**WHAT THIS TASK INVOLVES**
Write out the entire listing below exactly, with the pictures left out.

==================================================

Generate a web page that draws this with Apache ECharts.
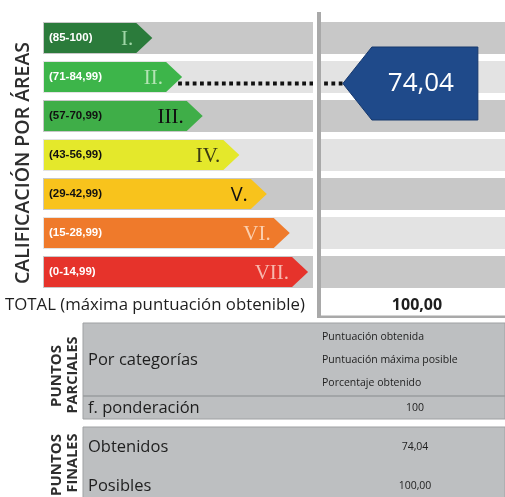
<!DOCTYPE html>
<html>
<head>
<meta charset="utf-8">
<script src="https://cdn.jsdelivr.net/npm/echarts@6/dist/echarts.min.js"></script>
<style>
    html, body { margin: 0; padding: 0; background: #fff; }
    #chart { width: 505px; height: 497px; }
</style>
</head>
<body>
<div id="chart"></div>
<script>
/*Calificación por áreas*/

// datos
var rangos = ['(85-100)', '(71-84,99)', '(57-70,99)', '(43-56,99)', '(29-42,99)', '(15-28,99)', '(0-14,99)'];
var clases = ['I.', 'II.', 'III.', 'IV.', 'V.', 'VI.', 'VII.'];
var largoFlecha = [23, 29.5, 34, 42, 48, 53, 57];     //punta de cada flecha (eje 0-100)
var puntuacion = 74.04;
var claseObtenida = 1;                                  //II.
var totalMaximo = 100;
var textosParciales = ['Puntuación obtenida', 'Puntuación máxima posible', 'Porcentaje obtenido'];
var ponderacion = 100;
var puntosObtenidos = 74.04;
var puntosPosibles = 100;

var coloresFlecha = ['#2b7b3b', '#3db54a', '#3fae48', '#e4e82b', '#f8c31c', '#ef7a2b', '#e6332b'];
var coloresRango = ['#fff', '#fff', '#111', '#111', '#111', '#fff', '#fff'];
var coloresClase = ['#9fd6a6', '#b4e4b4', '#111', '#3b3b12', '#111', '#fbcfae', '#f7b8ae'];
var fuentesClase = ['serif', 'serif', 'serif', 'serif', 'sans', 'serif', 'serif'];

function coma(v, dec) {
    return v.toFixed(dec).replace('.', ',');
}

var chart = echarts.init(document.getElementById('chart'));

function renderBanda(params, api) {
    var i = api.value(1);
    var p = api.coord([0, i]);
    var cs = params.coordSys;
    return {
        type: 'rect',
        shape: { x: cs.x - 4, y: p[1] - 16, width: cs.width + 4, height: 32 },
        style: { fill: i % 2 == 0 ? '#c8c8c8' : '#e3e3e3' }
    };
}

function renderFlecha(params, api) {
    var i = api.value(1);
    var ini = api.coord([0, i]);
    var fin = api.coord([api.value(0), i]);
    var x0 = ini[0] - 3, y = fin[1], h = 15, punta = 16;
    var serif = fuentesClase[i] == 'serif';
    return {
        type: 'group',
        children: [
            {
                type: 'polygon',
                shape: { points: [[x0, y - h], [fin[0] - punta, y - h], [fin[0], y], [fin[0] - punta, y + h], [x0, y + h]] },
                style: { fill: coloresFlecha[i] }
            },
            {
                type: 'text',
                style: {
                    text: rangos[i], x: x0 + 5, y: y,
                    verticalAlign: 'middle',
                    font: 'bold 11.5px "Liberation Sans"',
                    fill: coloresRango[i]
                }
            },
            {
                type: 'text',
                style: {
                    text: clases[i], x: fin[0] - 19, y: y + 1,
                    align: 'right', verticalAlign: 'middle',
                    font: serif ? '21px "Liberation Serif"' : '20px "Open Sans"',
                    fill: coloresClase[i]
                }
            }
        ]
    };
}

function renderMarcador(params, api) {
    var i = api.value(1);
    var desde = api.coord([largoFlecha[i], i]);
    var punta = api.coord([64.6, i]);
    var y = punta[1] + 6.5;
    var x0 = punta[0], x1 = x0 + 29, x2 = x0 + 135;
    return {
        type: 'group',
        children: [
            {
                type: 'line',
                shape: { x1: desde[0] - 4, y1: y, x2: x0, y2: y },
                style: { stroke: '#111', lineWidth: 4, lineDash: [3.8, 3.5] }
            },
            {
                type: 'polygon',
                shape: { points: [[x0, y], [x1, y - 36.5], [x2, y - 36.5], [x2, y + 36.5], [x1, y + 36.5]] },
                style: { fill: '#1f4a8a', stroke: '#16386d', lineWidth: 1 }
            },
            {
                type: 'text',
                style: {
                    text: coma(api.value(0), 2), x: x1 + 49, y: y,
                    align: 'center', verticalAlign: 'middle',
                    font: '26px "Open Sans"', fill: '#fff'
                }
            }
        ]
    };
}

function textoVertical(txt, x, y, size, peso) {
    return {
        type: 'text', x: x, y: y, rotation: Math.PI / 2, z: 100,
        style: {
            text: txt, x: 0, y: 0, align: 'center', verticalAlign: 'middle',
            font: (peso || 'bold') + ' ' + size + 'px "Open Sans"', fill: '#2e2e2e'
        }
    };
}

function texto(txt, x, y, font, align) {
    return {
        type: 'text', z: 100,
        style: { text: txt, x: x, y: y, align: align || 'left', verticalAlign: 'middle', font: font, fill: '#1e1e1e' }
    };
}

var fuenteTabla = '16.5px "Open Sans"';
var fuentePeque = '10.5px "Open Sans"';

var option = {
    animation: false,
    grid: { left: 47, right: 0, top: 18.5, height: 273 },
    xAxis: { type: 'value', min: 0, max: 100, show: false },
    yAxis: { type: 'category', data: clases, inverse: true, show: false },
    series: [
        {
            type: 'custom', renderItem: renderBanda, z: 1,
            data: clases.map(function (c, i) { return [100, i]; })
        },
        {
            type: 'custom', renderItem: renderFlecha, z: 2,
            data: largoFlecha.map(function (v, i) { return [v, i]; })
        },
        {
            type: 'custom', renderItem: renderMarcador, z: 3,
            data: [[puntuacion, claseObtenida]]
        }
    ],
    graphic: [
        // línea vertical y caja del total
        { type: 'rect', z: 50, shape: { x: 313, y: 12, width: 4, height: 279 }, style: { fill: '#fff' } },
        { type: 'rect', z: 50, shape: { x: 321, y: 288, width: 184, height: 28 }, style: { fill: '#fff' } },
        { type: 'rect', z: 51, shape: { x: 317, y: 12, width: 4, height: 306 }, style: { fill: '#a9a9a9' } },
        { type: 'rect', z: 51, shape: { x: 317, y: 315.5, width: 188, height: 2.5 }, style: { fill: '#a9a9a9' } },
        texto('TOTAL (máxima puntuación obtenible)', 5, 305, '16.8px "Open Sans"'),
        texto(coma(totalMaximo, 2), 417, 305, 'bold 16px "Open Sans"', 'center'),
        textoVertical('CALIFICACIÓN POR ÁREAS', 23, 163, 19.5, '600'),

        // puntos parciales
        { type: 'rect', z: 50, shape: { x: 83, y: 323, width: 422, height: 96 }, style: { fill: '#bdbfc1', stroke: '#9fa1a3', lineWidth: 1 } },
        { type: 'line', z: 51, shape: { x1: 83, y1: 396, x2: 505, y2: 396 }, style: { stroke: '#9a9c9e', lineWidth: 1.5 } },
        texto('Por categorías', 88, 360, fuenteTabla),
        texto(textosParciales[0], 322, 337, fuentePeque),
        texto(textosParciales[1], 322, 360, fuentePeque),
        texto(textosParciales[2], 322, 383, fuentePeque),
        texto('f. ponderación', 88, 408, fuenteTabla),
        texto(String(ponderacion), 415, 408, fuentePeque, 'center'),
        textoVertical('PUNTOS', 57, 376, 15),
        textoVertical('PARCIALES', 73, 375, 14.5),

        // puntos finales
        { type: 'rect', z: 50, shape: { x: 83, y: 427, width: 422, height: 75 }, style: { fill: '#bdbfc1', stroke: '#9fa1a3', lineWidth: 1 } },
        texto('Obtenidos', 88, 447, fuenteTabla),
        texto(coma(puntosObtenidos, 2), 415, 447, fuentePeque, 'center'),
        texto('Posibles', 88, 486, fuenteTabla),
        texto(coma(puntosPosibles, 2), 415, 486, fuentePeque, 'center'),
        textoVertical('PUNTOS', 57, 465, 15),
        textoVertical('FINALES', 73, 463, 14.5)
    ]
};

chart.setOption(option);
</script>
</body>
</html>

==================================================

**ANSWER TO THIS PROBLEM**
Generate a web page that draws this with Apache ECharts.
<!DOCTYPE html>
<html>
<head>
<meta charset="utf-8">
<script src="https://cdn.jsdelivr.net/npm/echarts@6/dist/echarts.min.js"></script>
<style>
    html, body { margin: 0; padding: 0; background: #fff; }
    #chart { width: 505px; height: 497px; }
</style>
</head>
<body>
<div id="chart"></div>
<script>
/*Calificación por áreas*/

// datos
var rangos = ['(85-100)', '(71-84,99)', '(57-70,99)', '(43-56,99)', '(29-42,99)', '(15-28,99)', '(0-14,99)'];
var clases = ['I.', 'II.', 'III.', 'IV.', 'V.', 'VI.', 'VII.'];
var largoFlecha = [23, 29.5, 34, 42, 48, 53, 57];     //punta de cada flecha (eje 0-100)
var puntuacion = 74.04;
var claseObtenida = 1;                                  //II.
var totalMaximo = 100;
var textosParciales = ['Puntuación obtenida', 'Puntuación máxima posible', 'Porcentaje obtenido'];
var ponderacion = 100;
var puntosObtenidos = 74.04;
var puntosPosibles = 100;

var coloresFlecha = ['#2b7b3b', '#3db54a', '#3fae48', '#e4e82b', '#f8c31c', '#ef7a2b', '#e6332b'];
var coloresRango = ['#fff', '#fff', '#111', '#111', '#111', '#fff', '#fff'];
var coloresClase = ['#9fd6a6', '#b4e4b4', '#111', '#3b3b12', '#111', '#fbcfae', '#f7b8ae'];
var fuentesClase = ['serif', 'serif', 'serif', 'serif', 'sans', 'serif', 'serif'];

function coma(v, dec) {
    return v.toFixed(dec).replace('.', ',');
}

var chart = echarts.init(document.getElementById('chart'));

function renderBanda(params, api) {
    var i = api.value(1);
    var p = api.coord([0, i]);
    var cs = params.coordSys;
    return {
        type: 'rect',
        shape: { x: cs.x - 4, y: p[1] - 16, width: cs.width + 4, height: 32 },
        style: { fill: i % 2 == 0 ? '#c8c8c8' : '#e3e3e3' }
    };
}

function renderFlecha(params, api) {
    var i = api.value(1);
    var ini = api.coord([0, i]);
    var fin = api.coord([api.value(0), i]);
    var x0 = ini[0] - 3, y = fin[1], h = 15, punta = 16;
    var serif = fuentesClase[i] == 'serif';
    return {
        type: 'group',
        children: [
            {
                type: 'polygon',
                shape: { points: [[x0, y - h], [fin[0] - punta, y - h], [fin[0], y], [fin[0] - punta, y + h], [x0, y + h]] },
                style: { fill: coloresFlecha[i] }
            },
            {
                type: 'text',
                style: {
                    text: rangos[i], x: x0 + 5, y: y,
                    verticalAlign: 'middle',
                    font: 'bold 11.5px "Liberation Sans"',
                    fill: coloresRango[i]
                }
            },
            {
                type: 'text',
                style: {
                    text: clases[i], x: fin[0] - 19, y: y + 1,
                    align: 'right', verticalAlign: 'middle',
                    font: serif ? '21px "Liberation Serif"' : '20px "Open Sans"',
                    fill: coloresClase[i]
                }
            }
        ]
    };
}

function renderMarcador(params, api) {
    var i = api.value(1);
    var desde = api.coord([largoFlecha[i], i]);
    var punta = api.coord([64.6, i]);
    var y = punta[1] + 6.5;
    var x0 = punta[0], x1 = x0 + 29, x2 = x0 + 135;
    return {
        type: 'group',
        children: [
            {
                type: 'line',
                shape: { x1: desde[0] - 4, y1: y, x2: x0, y2: y },
                style: { stroke: '#111', lineWidth: 4, lineDash: [3.8, 3.5] }
            },
            {
                type: 'polygon',
                shape: { points: [[x0, y], [x1, y - 36.5], [x2, y - 36.5], [x2, y + 36.5], [x1, y + 36.5]] },
                style: { fill: '#1f4a8a', stroke: '#16386d', lineWidth: 1 }
            },
            {
                type: 'text',
                style: {
                    text: coma(api.value(0), 2), x: x1 + 49, y: y,
                    align: 'center', verticalAlign: 'middle',
                    font: '26px "Open Sans"', fill: '#fff'
                }
            }
        ]
    };
}

function textoVertical(txt, x, y, size, peso) {
    return {
        type: 'text', x: x, y: y, rotation: Math.PI / 2, z: 100,
        style: {
            text: txt, x: 0, y: 0, align: 'center', verticalAlign: 'middle',
            font: (peso || 'bold') + ' ' + size + 'px "Open Sans"', fill: '#2e2e2e'
        }
    };
}

function texto(txt, x, y, font, align) {
    return {
        type: 'text', z: 100,
        style: { text: txt, x: x, y: y, align: align || 'left', verticalAlign: 'middle', font: font, fill: '#1e1e1e' }
    };
}

var fuenteTabla = '16.5px "Open Sans"';
var fuentePeque = '10.5px "Open Sans"';

var option = {
    animation: false,
    grid: { left: 47, right: 0, top: 18.5, height: 273 },
    xAxis: { type: 'value', min: 0, max: 100, show: false },
    yAxis: { type: 'category', data: clases, inverse: true, show: false },
    series: [
        {
            type: 'custom', renderItem: renderBanda, z: 1,
            data: clases.map(function (c, i) { return [100, i]; })
        },
        {
            type: 'custom', renderItem: renderFlecha, z: 2,
            data: largoFlecha.map(function (v, i) { return [v, i]; })
        },
        {
            type: 'custom', renderItem: renderMarcador, z: 3,
            data: [[puntuacion, claseObtenida]]
        }
    ],
    graphic: [
        // línea vertical y caja del total
        { type: 'rect', z: 50, shape: { x: 313, y: 12, width: 4, height: 279 }, style: { fill: '#fff' } },
        { type: 'rect', z: 50, shape: { x: 321, y: 288, width: 184, height: 28 }, style: { fill: '#fff' } },
        { type: 'rect', z: 51, shape: { x: 317, y: 12, width: 4, height: 306 }, style: { fill: '#a9a9a9' } },
        { type: 'rect', z: 51, shape: { x: 317, y: 315.5, width: 188, height: 2.5 }, style: { fill: '#a9a9a9' } },
        texto('TOTAL (máxima puntuación obtenible)', 5, 305, '16.8px "Open Sans"'),
        texto(coma(totalMaximo, 2), 417, 305, 'bold 16px "Open Sans"', 'center'),
        textoVertical('CALIFICACIÓN POR ÁREAS', 23, 163, 19.5, '600'),

        // puntos parciales
        { type: 'rect', z: 50, shape: { x: 83, y: 323, width: 422, height: 96 }, style: { fill: '#bdbfc1', stroke: '#9fa1a3', lineWidth: 1 } },
        { type: 'line', z: 51, shape: { x1: 83, y1: 396, x2: 505, y2: 396 }, style: { stroke: '#9a9c9e', lineWidth: 1.5 } },
        texto('Por categorías', 88, 360, fuenteTabla),
        texto(textosParciales[0], 322, 337, fuentePeque),
        texto(textosParciales[1], 322, 360, fuentePeque),
        texto(textosParciales[2], 322, 383, fuentePeque),
        texto('f. ponderación', 88, 408, fuenteTabla),
        texto(String(ponderacion), 415, 408, fuentePeque, 'center'),
        textoVertical('PUNTOS', 57, 376, 15),
        textoVertical('PARCIALES', 73, 375, 14.5),

        // puntos finales
        { type: 'rect', z: 50, shape: { x: 83, y: 427, width: 422, height: 75 }, style: { fill: '#bdbfc1', stroke: '#9fa1a3', lineWidth: 1 } },
        texto('Obtenidos', 88, 447, fuenteTabla),
        texto(coma(puntosObtenidos, 2), 415, 447, fuentePeque, 'center'),
        texto('Posibles', 88, 486, fuenteTabla),
        texto(coma(puntosPosibles, 2), 415, 486, fuentePeque, 'center'),
        textoVertical('PUNTOS', 57, 465, 15),
        textoVertical('FINALES', 73, 463, 14.5)
    ]
};

chart.setOption(option);
</script>
</body>
</html>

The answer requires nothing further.